Traditional FEMA maps, long used to determine flood risk, are now being supplemented and sometimes contradicted by new predictive tools. One example is the First Street Foundation database, which is integrated into Zillow listings through a “climate check” feature that estimates a property’s future vulnerability to flooding or wildfires.
The websites are the ones pushing this, but, the buyers mostly do not care. Now, they might care about purchasing in a flood zone, just like always. When I bought my townhome back in 2009 it was a concern, being pretty close to the Neuse River, but, those maps show me in a once in 5000 years zone. You’d really have to get like 30-40 feet of river rise to come close.
That kind of extra effort has become more common in a state where climate patterns and real estate trends are changing together. Sharon Gupton, president of the Raleigh Regional Association of Realtors, said awareness has grown dramatically among both buyers and builders since she started selling homes in the 1980s.
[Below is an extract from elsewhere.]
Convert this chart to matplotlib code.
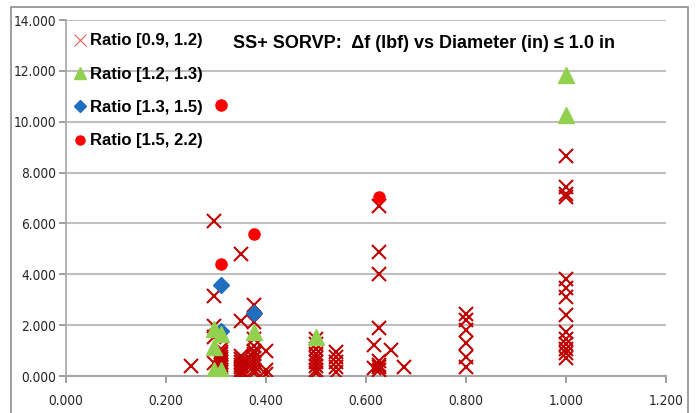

“Every homeowner and home seller is more inclined now to understand that weather affects so much of our properties,” Gupton said. “As agents, we talk through that with them. The public is just much more knowledgeable about how the environment affects our homes.”
It’s rather a good idea to understand flood patterns, is it not? Something that has always been a concern (though, ignored at times, like the idiots who build homes on the Outer Banks, which, being barrier islands, move), and, with all construction becoming denser, more roads, more pavement, etc, causing runoff patters to change, yeah, it’s a concern. Doesn’t have to be climate doom.
In North Carolina, those questions are colliding with the realities of rapid urban growth. Cities such as Raleigh and Wilmington are rewriting long-term development plans that integrate stormwater design, tree canopy protection and denser, more efficient housing.
“We’re seeing places flood that have never flooded before,” Gupton said. “So municipalities are rethinking zoning, in some cases going higher instead of wider.”
Nothing to do with climate, natural or anthropogenic. I saw flooding in a spot that I’d never seen flood when we had some seriously hard rain because it was running off from a construction site, where all the vegetation and trees were eliminated. These people are acting like this stuff has never happened before. Because they’re a cult.

Helene led to a catastrophic “100 year flood,” but yes, western Carolina, and really all of the Appalachian areas are flash flood prone, because water runs downhill, and people tend to build in the lower, easier-to-reach areas. But people have to live where people have to live.